Denzel Washington has two Oscar wins for Glory (1989) and Training Day (2001) in addition to four nominations, so Toronto’s opener this year, which also starring Haley Bennett and Chris Pratt, is sure to be on the watch list for the hordes of press who annually descend on Canada’s largest city for North America’s biggest film festival. The film centers on seven gun men in the old west who gradually come together to help a poor village against savage thieves.
The New York Film Festival’s opening film is a first in its 54 years. The event, known for its high-end curation, spotlighting international and American auteurs, is launching with a documentary September 29th. Ava DuVernay’s The 13th, which has been filmed mostly off the radar of insiders, investigates the high-rate of incarceration in the U.S. of particularly African Americans. The film is timely, in light of the recent shootings of police and black suspects, which have in turn fueled the political debate as the general election gets into full swing. DuVernay had been expected to receive an Oscar nomination for Best Director for her previous film, Selma, though it did get a nomination for Best Picture and a win for Best Original Song from John Legend.
This decade in particular, the New York Film Festival has upped its Awards season cache. Its opening 2010 title, David Fincher’s The Social Network, was considered a watershed debut which put the festival in the center of the early fall Awards race. The film received eight nominations including Best Picture, Best Director and Best Actor for Jesse Eisenberg, but ended up with three wins for Adapted Screenplay (Aaron Sorkin), Film Editing and Original Score. More importantly for the bottom-line, The Social Network ended up grossing $215M worldwide, not bad for a release that doesn’t include superheroes.
Since then, NYFF’s key Opening, Centerpiece and Closing slots have been coveted real estate for distributors hoping to flex their Award-hopefuls’ chops. In 2011, the festival screened My Week with Marilyn by Simon Curtis as its Centerpiece, receiving two Oscar nominations including Best Actress and Best actor for Michelle Williams and Kenneth Branagh. That year’s Closing feature, The Descendants, included a win for Best Adapted Screenplay for Alexander Payne and four additional Oscar nominations. NYFF’s 2012 opener, Life of Pi, took four Oscars including Best Director for Ang Lee (his second) and gold statues for Cinematography, Original Score and Visual Effects. It also received seven additional nominations. In 2013, the Opening Film, Captain Phillips by Paul Greengrass and starring Tom Hanks didn’t win an Oscar, though it did land a half dozen nominations.
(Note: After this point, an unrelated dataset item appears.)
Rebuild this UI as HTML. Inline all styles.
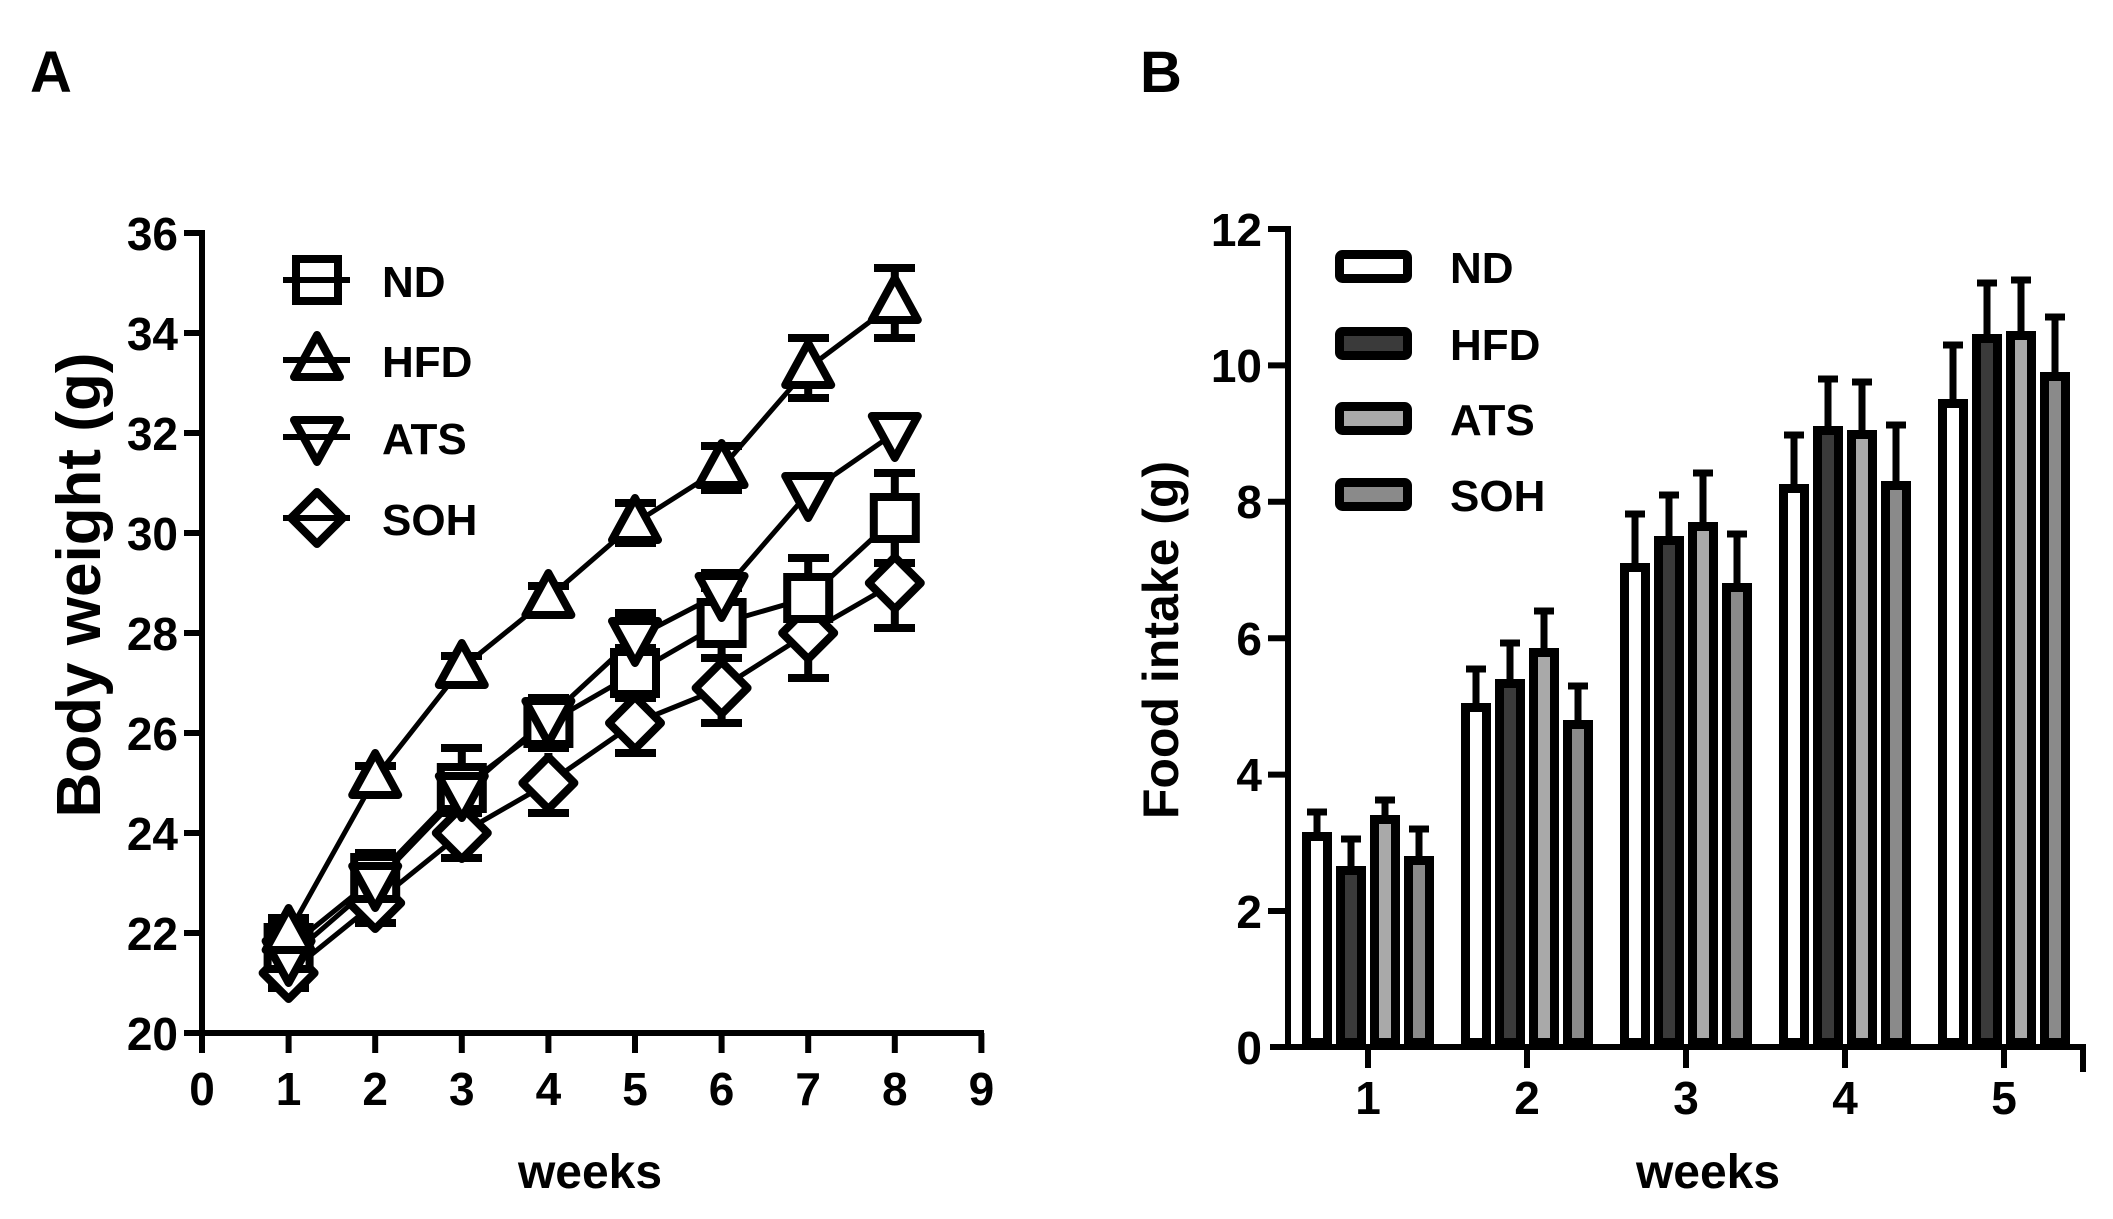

In 2014, Alejandro G. Inarritu’s Birdman or (The Unexpected Virtue of Ignorance) received an onslaught of attention following its screening as the Closing Night selection, winning Oscars for Best Picture, Best Director, Original Screenplay and Cinematography in addition to five other nominations. Incidentally, the film screened in competition that year in Venice, though that festival’s top prize, the Golden Lion, went to German-Swedish produced A Pigeon Sat on a Branch Reflecting on Existence.
Unlike NYFF and Toronto, Venice gives a jury names the top prize winner, though in this decade, the Golden Lion has not presaged big time Oscar attention. Still, the festival has had heavy-hitters in its midst and the fest, the world’s oldest, has consistently debuted titles that go on to receive attention at international awards. Alfonso Cuarón’s Gravity, for example, had its World Premiere in Venice out of competition before going on to Telluride and Toronto. Impressively, the film received seven Oscars in 2014 including Best Director, Cinematography and Editing. It also had a Best Picture nomination.
Toronto is still considered the starting line of the year’s Awards race, but with a huge festival that features three hundred or so titles, statistically it would seem there has to be some Oscar pics in the mix. The Toronto International Film Festival (or TIFF) is known for its enthusiastic audiences. Those same audiences have also proven quite savvy at picking films for the festival’s People’s Choice Award that go on to have success later down the Awards Circuit.
Back in 2008, Danny Boyle’s Slumdog Millionaire won the People’s Choice Award, setting it on a course to a host of international awards in addition to eight Oscars including Best Picture and Best Director. The following year, Lee Daniel’s Precious: Based on the Novel ‘Push’ by Sapphire won in Toronto, again sweeping a number of subsequent critical and festival nods en route to the Academy Awards where it received altogether six nominations and two wins for Best Supporting Actress for Mo’Nique and Best Adapted Screenplay for Geoffrey Fletcher. TIFF audiences continued to find the Oscar champ the following year with Tom Hooper’s The King’s Speech, also winning the People’s Choice Award. It went on to receive a dozen Academy Award nominations, winning four including Best Picture, Best Actor for Colin Firth and Best Director.
In more recent years, People’s Choice Award winners have included other Awards winners such as David O. Russell’s Silver Linings Playbook (2012), Steve McQueen’s 12 Years a Slave (2013), Morten Tyldum’s The Imitation Game (2014) and Lenny Abrahamsson’s Room (2015).